Israel believed that the Messiah had come but that weapons still were the answer to their problems. They believed the way to peace was by way of the sword (Matthew 26:50-52). They couldn’t have the Messiah without the way of the Messiah though, so they ultimately rejected Jesus and had him killed. Their trust in violence would be their undoing. The prophetic words of Jesus came true within his listeners’ lifetime (Luke 19:41-44, 21:5-36). In the great tribulation, Jerusalem was destroyed by the Romans. It was precisely because Israel failed to recognize Jesus as Isaiah’s Prince of Peace right there and then that they rushed headlong into the war that ended with their own destruction.
The Wait is Over
Doom and gloom, end-time prophecy experts keep trying to force the same mistake on us in our day. They claim that the Bible says that war is in our future and the world must get worse before Jesus returns. This, however, is blasphemy because it implies that Jesus and his Kingdom has failed. They replace the hope of peace with anticipation of war. They replace the way of Jesus with the way of Caesar.
Christ made it clear on the cross that war will no longer be the way the world is transformed. Jesus didn’t transform the world with violence or war. Violence killed God. The cross exposes the use of violent force as a shameful practice to be renounced. Christ has abolished war.
Jesus did not renounce the way of violence for the way of peace so that we could renounce the way of peace for the way of violence.
The God of the universe won his Kingdom without war. Jesus proved there is another way. Jesus is the other way. The question “What are you willing to die for?” is not the same question as “What are you willing to kill for?” Jesus was willing to die for that which he was unwilling to kill for. Jesus won his Kingdom by dying, not killing. Ruling the world by killing was buried with Christ. When Christ was raised on the third day, he did not resurrect war. With his resurrection, the world is given a new trajectory toward peace.
War is Abolished!
War, as a legitimate means of shaping the world, died with Christ. Jesus refuted the option of war when he told Peter to put away his sword (Matthew 26:50-52). If violence and killing, even for a “just war,” were an option for followers of Jesus, he would not have refused this option (John 18:36). Jesus held to the truth that nothing is worth killing for. Jesus died on behalf of his enemies who were killing him. Jesus and war died together. Jesus was buried with the old world built on violence, sin, and death. On the third day, Jesus was raised from the dead, and a new world was raised with him.

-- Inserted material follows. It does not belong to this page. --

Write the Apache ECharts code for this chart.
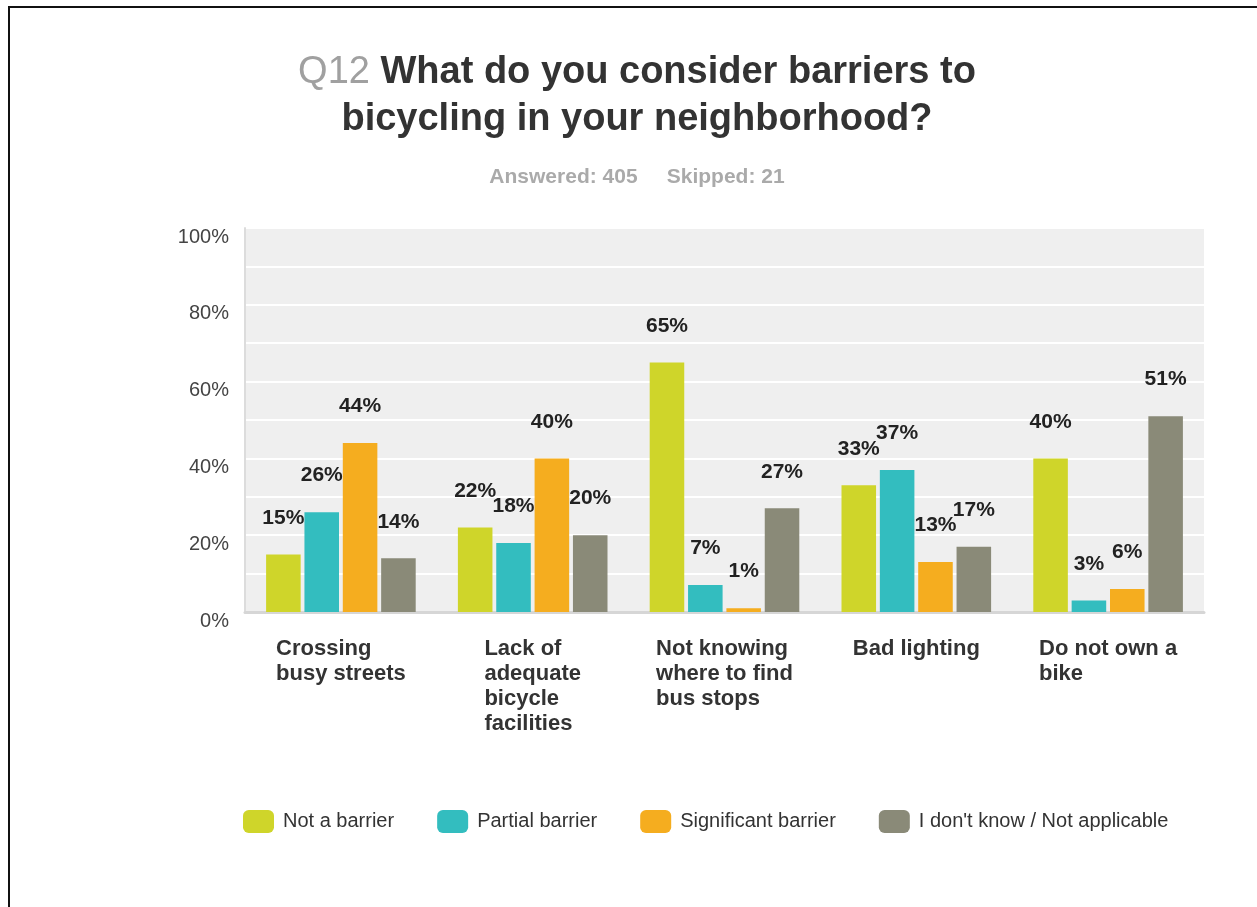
<!DOCTYPE html>
<html>
<head>
<meta charset="utf-8">
<title>Q12 Barriers to bicycling</title>
<script src="https://cdn.jsdelivr.net/npm/echarts@6/dist/echarts.min.js"></script>
<style>
  html, body { margin: 0; padding: 0; background: #fff; }
  #frame { position: absolute; left: 8px; top: 6px; right: 0; bottom: 0;
           border-left: 2px solid #111; border-top: 2px solid #111; }
  #chart { position: absolute; left: 0; top: 0; width: 1257px; height: 907px; }
</style>
</head>
<body>
<div id="chart"></div>
<div id="frame"></div>
<script>
// Survey question and response counts
const questionNo = 'Q12';
const questionLines = ['What do you consider barriers to', 'bicycling in your neighborhood?'];
const answered = 405;
const skipped = 21;

// Answer choices (x axis)
const categories = [
  'Crossing\nbusy streets',
  'Lack of\nadequate\nbicycle\nfacilities',
  'Not knowing\nwhere to find\nbus stops',
  'Bad lighting',
  'Do not own a\nbike'
];

// Share of respondents per rating, in percent
const seriesNames = ['Not a barrier', 'Partial barrier', 'Significant barrier', "I don't know / Not applicable"];
const notABarrier      = [15, 22, 65, 33, 40];
const partialBarrier   = [26, 18, 7, 37, 3];
const significant      = [44, 40, 1, 13, 6];
const dontKnow         = [14, 20, 27, 17, 51];

const colors = ['#cfd52a', '#33bdbf', '#f5ad1f', '#8a8a78'];
const FONT = '"Liberation Sans", Arial, Helvetica, sans-serif';

const chart = echarts.init(document.getElementById('chart'), null, { renderer: 'canvas' });

const valueSets = [notABarrier, partialBarrier, significant, dontKnow];

const series = seriesNames.map((name, i) => ({
  name: name,
  type: 'bar',
  data: valueSets[i],
  barGap: '11%',
  barCategoryGap: '22%',
  itemStyle: { color: colors[i] },
  label: {
    show: true,
    position: 'top',
    distance: 26,
    formatter: p => p.value + '%',
    fontFamily: FONT,
    fontSize: 21,
    fontWeight: 'bold',
    color: '#222'
  }
}));

chart.setOption({
  animation: false,
  textStyle: { fontFamily: FONT },
  title: [
    {
      text: '{q|' + questionNo + '}{b| ' + questionLines[0] + '}\n{b|' + questionLines[1] + '}',
      left: 632,
      top: 44,
      textAlign: 'center',
      textStyle: {
        rich: {
          q: { fontFamily: FONT, fontSize: 38, fontWeight: 'normal', color: '#a0a0a0', lineHeight: 47 },
          b: { fontFamily: FONT, fontSize: 38, fontWeight: 'bold', color: '#333', lineHeight: 47 }
        }
      }
    },
    {
      text: 'Answered: ' + answered + '     Skipped: ' + skipped,
      left: 632,
      top: 162,
      textAlign: 'center',
      textStyle: { fontFamily: FONT, fontSize: 21, fontWeight: 'bold', color: '#aaaaaa' }
    }
  ],
  legend: {
    data: seriesNames,
    left: 243,
    top: 810,
    padding: 0,
    itemWidth: 31,
    itemHeight: 23,
    itemGap: 43,
    icon: 'roundRect',
    itemStyle: { borderRadius: 3 },
    textStyle: { fontFamily: FONT, fontSize: 20, color: '#333', padding: [0, 0, 0, 4] }
  },
  grid: {
    left: 245,
    right: 53,
    top: 228,
    bottom: 295,
    show: true,
    backgroundColor: '#efefef',
    borderWidth: 0,
    containLabel: false
  },
  xAxis: {
    type: 'category',
    data: categories,
    axisLine: { show: true, lineStyle: { color: '#d6d6d6', width: 3 } },
    axisTick: { show: false },
    axisLabel: {
      interval: 0,
      margin: 24,
      align: 'center',
      formatter: v => v.split('\n').map(s => '{l|' + s + '}').join('\n'),
      rich: {
        l: { align: 'left', fontFamily: FONT, fontSize: 22, fontWeight: 'bold', color: '#333', lineHeight: 25 }
      }
    }
  },
  yAxis: {
    type: 'value',
    min: 0,
    max: 100,
    interval: 10,
    axisLine: { show: true, lineStyle: { color: '#dcdcdc', width: 2 } },
    axisTick: { show: false },
    splitLine: { show: true, lineStyle: { color: '#ffffff', width: 2 } },
    axisLabel: {
      margin: 16,
      verticalAlign: 'top',
      lineHeight: 18,
      fontFamily: FONT,
      fontSize: 20,
      color: '#444',
      formatter: v => (v % 20 === 0 ? v + '%' : '')
    }
  },
  series: series
});
</script>
</body>
</html>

Shame is brought upon the empires of the old world every time a Christian refuses violence in Jesus’ name.
It’s time we started believing what we say every Christmas—the Prince of Peace has come. War is a thing of the past. War is anachronistic. War is regression. War is a repudiation of Christ’s lordship. Since there will be no violence when the Kingdom has fully come, there should be no violence practiced by Kingdom people now. Followers of Jesus must lead the way in imagining something better than war. Since war should not be practiced by Kingdom people now, Kingdom people must acknowledge that war is evil. War is powerless. War is forbidden. War is foolish. War is satanic. War is abolished.
Peace I leave with you; my peace I give to you.
I don’t give you the kind of peace that the world gives.